Se peut-il que la controverse autour de la couverture du New Yorker fasse l'affaire de Barack Obama (après tout, son camp l'a alimentée en dénonçant la caricature haut et fort)? En tout cas, cette controverse occulte pour le moment le contenu du long article (15 000 mots) que lui consacre l'hebdomadaire dans le même numéro.

Un article qui examine les années du candidat démocrate à Chicago et qui revient notamment sur sa réaction initiale aux attentats terroristes du 11 septembre 2001. Plusieurs blogueurs et commentateurs de droite ne manqueront pas de critiquer cette réaction. Sur le site National Review Online, Byron York utilise le mot «tiède» pour la qualifier.

Je cite, par ailleurs, un passage du reportage de Lizza sur ce que le journaliste considère être le plus «grand malentendu» au sujet d'Obama, à savoir qu'il serait «une sorte de révolutionnaire anti-establishment» (merci à yvonthivierge pour la traduction) :

Le pire des préjugés concernant Barack Obama est peut-être qu'il est une espèce de révolutionnaire anti-establishment. Or, chacune des étapes de sa carrière politique a été marquée par une envie de s'adapter aux institutions en place plutôt qu'un désir de les démolir ou les remplacer. En tant qu'organisateur communautaire, il avait recours aux églises de Chicago pour effectuer son travail parce qu'elles constituaient les principaux paliers de pouvoir dans le quartier South Side. Agnostique à ses débuts, il est devenu chrétien en travaillant dans un tel milieu. À Harvard, il accéda à la présidence de la Law Review en faisant appel aux conservateurs du comité de sélection. À Springfield, la capitale, plutôt que de contester les leaders de la vieille garde du parti démocratique, il a tissé avec eux des liens mutuellement bénéfiques.
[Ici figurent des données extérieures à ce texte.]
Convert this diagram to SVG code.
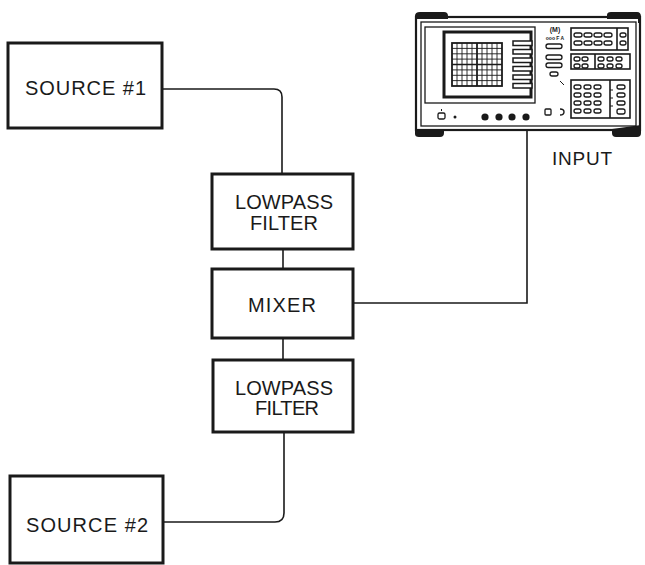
<svg xmlns="http://www.w3.org/2000/svg" width="645" height="565" viewBox="0 0 645 565">
<style>
.box{fill:#fff;stroke:#1a1a1a;stroke-width:3}
.wire{fill:none;stroke:#1a1a1a;stroke-width:1.6}
.lbl{font-family:"Liberation Sans",Arial,sans-serif;font-size:20px;fill:#1a1a1a;text-anchor:middle}
.ln{fill:none;stroke:#1a1a1a}
.ov{fill:#fff;stroke:#1a1a1a;stroke-width:1.3}
.tiny{font-family:"Liberation Sans",Arial,sans-serif;font-weight:bold;text-anchor:middle;fill:#1a1a1a}
</style>
<rect width="645" height="565" fill="#fff"/>
<g id="connectors">
<path class="wire" d="M162,89 H274 Q282,89 282,97 V174"/>
<path class="wire" d="M283,249 V269"/>
<path class="wire" d="M283,338 V360"/>
<path class="wire" d="M284,432 V513 Q284,522 275,522 H163"/>
<path class="wire" d="M353,303 H527 V131"/>
</g>
<g id="source1">
<rect class="box" x="8" y="43" width="154" height="85"/>
<text class="lbl" x="85.5" y="95" textLength="121" lengthAdjust="spacing">SOURCE #1</text>
</g>
<g id="filter1">
<rect class="box" x="212" y="174" width="141" height="75"/>
<text class="lbl" x="284" y="209" textLength="98" lengthAdjust="spacing">LOWPASS</text>
<text class="lbl" x="284" y="230" textLength="68" lengthAdjust="spacing">FILTER</text>
</g>
<g id="mixer">
<rect class="box" x="212" y="269" width="141" height="69"/>
<text class="lbl" x="282" y="312" textLength="68" lengthAdjust="spacing">MIXER</text>
</g>
<g id="filter2">
<rect class="box" x="213" y="360" width="140" height="72"/>
<text class="lbl" x="284" y="395" textLength="98" lengthAdjust="spacing">LOWPASS</text>
<text class="lbl" x="287" y="415" textLength="64" lengthAdjust="spacing">FILTER</text>
</g>
<g id="source2">
<rect class="box" x="10" y="476" width="153" height="87"/>
<text class="lbl" x="87" y="532" textLength="122" lengthAdjust="spacing">SOURCE #2</text>
</g>
<g id="analyzer">
<rect x="416" y="17" width="224" height="113" fill="#fff" stroke="#1a1a1a" stroke-width="2.2"/>
<path d="M415,22 V16 Q415,12 420,12 H444 Q448,12 448,16 V19 H415 Z" fill="#1a1a1a"/>
<path d="M607,19 V15 Q607,12 611,12 H637 Q641,12 641,17 V23 H638 V19 Z" fill="#1a1a1a"/>
<path d="M415,126 V134 Q415,137 419,137 H440 Q444,137 444,133 V129 H415 Z" fill="#1a1a1a"/>
<path d="M612,129 V133 Q612,137 616,137 H637 Q641,137 641,133 V125 Z" fill="#1a1a1a"/>
<rect x="421" y="22" width="215" height="104" class="ln" stroke-width="1.3"/>
<rect x="425" y="27" width="110" height="76" class="ln" stroke-width="1.3"/>
<rect x="444" y="32" width="87" height="65" class="ln" stroke-width="3"/>
<rect x="452" y="43" width="50" height="43" class="ln" stroke-width="1.8"/>
<g class="ln" stroke-width="0.9">
<path d="M457,43V86M462,43V86M467,43V86M472,43V86M477,43V86M482,43V86M487,43V86M492,43V86M497,43V86"/>
<path d="M452,48.4H502M452,53.8H502M452,59.1H502M452,64.5H502M452,69.9H502M452,75.3H502M452,80.6H502"/>
<path d="M452,64.5H502M477,43V86" stroke-width="1.6"/>
</g>
<g class="ln" stroke-width="1.5">
<rect x="513" y="41" width="19" height="4.5" fill="#fff"/>
<rect x="513" y="49.5" width="19" height="4.5" fill="#fff"/>
<rect x="513" y="58" width="19" height="4.5" fill="#fff"/>
<rect x="513" y="66.5" width="19" height="4.5" fill="#fff"/>
<rect x="513" y="75" width="19" height="4.5" fill="#fff"/>
<rect x="513" y="83.5" width="19" height="4.5" fill="#fff"/>
</g>
<rect x="438" y="113" width="7" height="6" rx="1.5" class="ov"/>
<path d="M441.5,109V111" class="ln" stroke-width="1"/>
<circle cx="455" cy="117" r="1.5" fill="#1a1a1a"/>
<circle cx="485" cy="117" r="3.6" fill="#1a1a1a"/>
<circle cx="499" cy="117" r="3.6" fill="#1a1a1a"/>
<circle cx="512" cy="117" r="3.6" fill="#1a1a1a"/>
<circle cx="526" cy="117" r="3.6" fill="#1a1a1a"/>
<text class="tiny" x="555" y="32" font-size="7">(M)</text>
<text class="tiny" x="555" y="40" font-size="5">ooo F A</text>
<rect x="546" y="44" width="16" height="4.5" rx="2.2" class="ov"/>
<rect x="546" y="55" width="16" height="4.5" rx="2.2" class="ov"/>
<rect x="546" y="63" width="16" height="4.5" rx="2.2" class="ov"/>
<rect x="550" y="72" width="8" height="4" rx="2" class="ov"/>
<path d="M560,81 L564,85" class="ln" stroke-width="1"/>
<rect x="545" y="109" width="6" height="6" rx="1" class="ov"/>
<path d="M560,109 q4,0 4,3 q0,3 -4,3" class="ln" stroke-width="1.4"/>
<g class="ln" stroke-width="1.6">
<rect x="571" y="28" width="57" height="22"/>
<path d="M617,28V50"/>
<rect x="571" y="54" width="59" height="15"/>
<path d="M595,54V69"/>
<rect x="571" y="80" width="59" height="38"/>
<path d="M610,80V118"/>
</g>
<g>
<rect x="574" y="33" width="8" height="4" rx="2" class="ov"/><rect x="584" y="33" width="8" height="4" rx="2" class="ov"/><rect x="594" y="33" width="8" height="4" rx="2" class="ov"/><rect x="604" y="33" width="8" height="4" rx="2" class="ov"/><rect x="620" y="33" width="6" height="4" rx="2" class="ov"/>
<rect x="574" y="41" width="8" height="4" rx="2" class="ov"/><rect x="584" y="41" width="8" height="4" rx="2" class="ov"/><rect x="594" y="41" width="8" height="4" rx="2" class="ov"/><rect x="604" y="41" width="8" height="4" rx="2" class="ov"/><rect x="620" y="41" width="6" height="4" rx="2" class="ov"/>
<rect x="574" y="57" width="6" height="4" rx="2" class="ov"/><rect x="582" y="57" width="6" height="4" rx="2" class="ov"/><rect x="598" y="57" width="6" height="4" rx="2" class="ov"/><rect x="607" y="57" width="6" height="4" rx="2" class="ov"/><rect x="616" y="57" width="6" height="4" rx="2" class="ov"/>
<rect x="574" y="64" width="6" height="4" rx="2" class="ov"/><rect x="582" y="64" width="6" height="4" rx="2" class="ov"/><rect x="598" y="64" width="6" height="4" rx="2" class="ov"/><rect x="607" y="64" width="6" height="4" rx="2" class="ov"/><rect x="616" y="64" width="6" height="4" rx="2" class="ov"/>
<rect x="574" y="85" width="7" height="4" rx="2" class="ov"/><rect x="584" y="85" width="7" height="4" rx="2" class="ov"/><rect x="594" y="85" width="7" height="4" rx="2" class="ov"/><rect x="617" y="85" width="8" height="4" rx="2" class="ov"/>
<rect x="574" y="93" width="7" height="4" rx="2" class="ov"/><rect x="584" y="93" width="7" height="4" rx="2" class="ov"/><rect x="594" y="93" width="7" height="4" rx="2" class="ov"/><rect x="617" y="93" width="8" height="4" rx="2" class="ov"/>
<rect x="574" y="101" width="7" height="4" rx="2" class="ov"/><rect x="584" y="101" width="7" height="4" rx="2" class="ov"/><rect x="594" y="101" width="7" height="4" rx="2" class="ov"/><rect x="617" y="101" width="8" height="4" rx="2" class="ov"/>
<rect x="574" y="109" width="7" height="4" rx="2" class="ov"/><rect x="584" y="109" width="7" height="4" rx="2" class="ov"/><rect x="594" y="109" width="7" height="4" rx="2" class="ov"/><rect x="617" y="109" width="8" height="5" rx="2" class="ov"/>
<path d="M610,90h3M610,98h3M610,106h3" class="ln" stroke-width="1"/>
</g>
<text class="lbl" x="582" y="165" style="font-size:19px" textLength="60" lengthAdjust="spacing">INPUT</text>
</g>
</svg>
«Vous avez le pouvoir de m'aider à devenir sénateur des États-Uni», a-t-il dit en 2003 à Emil Jones, chef de file démocrate à Springfield. Pendant ses temps morts, Obama jouait au poker avec des lobbyistes et des législateurs républicains. À Washington, il a été un sénateur prudent et, dès son arrivée, a clairement signifié qu'il ne se présentait pas comme adversaire de la guerre d'Irak.

Comme bien des politiciens, Obama est paradoxal. De par sa nature, il procède par étape; il a pourtant énoncé un programme ambitieux durant un premier mandat (indépendance énergétique, système de santé universel, retrait d'Irak). Il parle beaucoup de réformer un processus politique brisé mais a toujours agi en suivant les règles existantes pas celles qu'il voudrait mettre en place. Il est un nouveau-venu qui a réussi à maîtriser le jeu des anciens. Idéologiquement, il se situe à gauche mais a parfois carrément salué les idées philosophiques de la droite."